In what is perhaps an unusual effort to be constructive and call attention to an important issue, we will refrain from commenting on Knight’s response. It is sufficient to state some of his concerns, if addressed, would hash out details which probably should find resolution. As to a charge that GSB executives did not work with the Senate in crafting the legislation and vice-versa, we think it sufficient to say, clearly, the members of GSB should think of themselves not as members of exec or as senators, but as members of GSB.
If senators seek to override the veto, they should do so in a way that improves it.
The real issue is that we are in the year 2013, and the go-to source for any organization is its website. The Internet is the great repository of human knowledge, and webpages allow us to navigate it. GSB’s website is woefully inadequate. It does not begin to meet basic governmental functions, vital to any political organization that seeks to engage the people it represents. Remember, in opening meetings Vice President Katie Brown reads: “All students are members and participants in the Government of the Student Body and as such are encouraged to take part in discussion of senate bills and orders or issues affecting students.”

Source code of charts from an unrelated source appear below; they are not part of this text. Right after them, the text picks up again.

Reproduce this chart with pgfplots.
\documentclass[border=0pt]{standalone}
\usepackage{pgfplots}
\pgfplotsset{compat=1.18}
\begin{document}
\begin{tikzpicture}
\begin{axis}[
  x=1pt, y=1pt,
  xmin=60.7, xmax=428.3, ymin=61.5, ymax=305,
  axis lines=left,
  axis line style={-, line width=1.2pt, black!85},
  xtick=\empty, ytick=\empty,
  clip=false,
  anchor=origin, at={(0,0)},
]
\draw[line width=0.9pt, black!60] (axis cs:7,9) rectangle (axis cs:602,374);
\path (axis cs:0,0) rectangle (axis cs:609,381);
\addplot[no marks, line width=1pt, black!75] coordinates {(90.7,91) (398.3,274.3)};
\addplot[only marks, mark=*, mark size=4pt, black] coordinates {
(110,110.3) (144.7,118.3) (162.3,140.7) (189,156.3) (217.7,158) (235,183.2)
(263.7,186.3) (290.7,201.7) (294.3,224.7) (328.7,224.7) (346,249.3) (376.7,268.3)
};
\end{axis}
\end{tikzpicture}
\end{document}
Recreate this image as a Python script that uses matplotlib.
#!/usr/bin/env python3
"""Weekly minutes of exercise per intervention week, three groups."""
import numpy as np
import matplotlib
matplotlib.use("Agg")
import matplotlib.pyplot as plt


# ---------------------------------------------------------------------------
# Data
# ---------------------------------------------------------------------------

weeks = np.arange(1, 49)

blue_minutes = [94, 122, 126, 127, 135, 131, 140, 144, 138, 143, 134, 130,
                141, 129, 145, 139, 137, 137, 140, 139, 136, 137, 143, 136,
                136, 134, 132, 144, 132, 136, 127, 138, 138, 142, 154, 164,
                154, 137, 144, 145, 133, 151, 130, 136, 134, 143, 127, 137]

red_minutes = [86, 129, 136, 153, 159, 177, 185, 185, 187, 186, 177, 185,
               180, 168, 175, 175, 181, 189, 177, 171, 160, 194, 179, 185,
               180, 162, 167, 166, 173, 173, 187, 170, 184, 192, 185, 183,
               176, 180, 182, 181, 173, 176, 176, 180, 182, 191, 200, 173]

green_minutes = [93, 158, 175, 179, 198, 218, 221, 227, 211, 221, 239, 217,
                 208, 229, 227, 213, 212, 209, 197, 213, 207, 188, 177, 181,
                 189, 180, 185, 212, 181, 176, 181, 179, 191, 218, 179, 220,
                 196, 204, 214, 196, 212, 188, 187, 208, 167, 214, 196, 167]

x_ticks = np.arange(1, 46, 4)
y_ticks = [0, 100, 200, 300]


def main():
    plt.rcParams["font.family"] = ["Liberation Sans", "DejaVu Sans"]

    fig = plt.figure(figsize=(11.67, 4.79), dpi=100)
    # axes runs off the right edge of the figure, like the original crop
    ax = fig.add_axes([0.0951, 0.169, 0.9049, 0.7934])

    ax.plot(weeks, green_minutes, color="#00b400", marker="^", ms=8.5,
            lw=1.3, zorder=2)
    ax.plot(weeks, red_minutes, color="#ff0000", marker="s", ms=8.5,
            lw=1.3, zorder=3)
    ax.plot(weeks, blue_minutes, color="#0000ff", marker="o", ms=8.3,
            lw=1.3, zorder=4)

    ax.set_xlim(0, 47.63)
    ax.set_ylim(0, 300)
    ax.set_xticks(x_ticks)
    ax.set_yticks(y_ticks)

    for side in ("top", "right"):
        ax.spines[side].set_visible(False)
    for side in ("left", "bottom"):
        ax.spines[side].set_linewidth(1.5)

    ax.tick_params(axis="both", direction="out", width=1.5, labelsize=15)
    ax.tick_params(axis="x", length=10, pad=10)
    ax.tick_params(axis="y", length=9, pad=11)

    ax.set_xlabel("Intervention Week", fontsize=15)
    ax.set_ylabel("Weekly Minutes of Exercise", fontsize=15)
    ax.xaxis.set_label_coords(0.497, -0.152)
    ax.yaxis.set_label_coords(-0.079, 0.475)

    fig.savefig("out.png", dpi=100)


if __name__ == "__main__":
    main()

Rather than enabling students to be part of the process, the website only assists students with contacting GSB members and with understanding the process by which they can obtain a part of the money paid in student fees. You can’t read the bills which have been introduced. You can’t read the agenda for the next meeting and decide whether you should attend and voice your opinion. You can’t read the minutes and understand the issues senators had with a bill. You can’t watch video or listen to audio of a Senate meeting.
In short: If you want to discover what GSB is doing, you can’t.
Knight has graciously said all he or the webmaster needs is a request to upload particular documents, notwithstanding their current workloads. Granted, a student is always busy, especially when he is president of GSB, and a webmaster is always busy when building a website and moving content around. But we shouldn’t have to ask. Allowing us, as students who subsidize other students’ extracurriculars, to view basic governmental documents so we can participate, is the essence of democratic government.
Action cannot be delayed because the original bill was vetoed.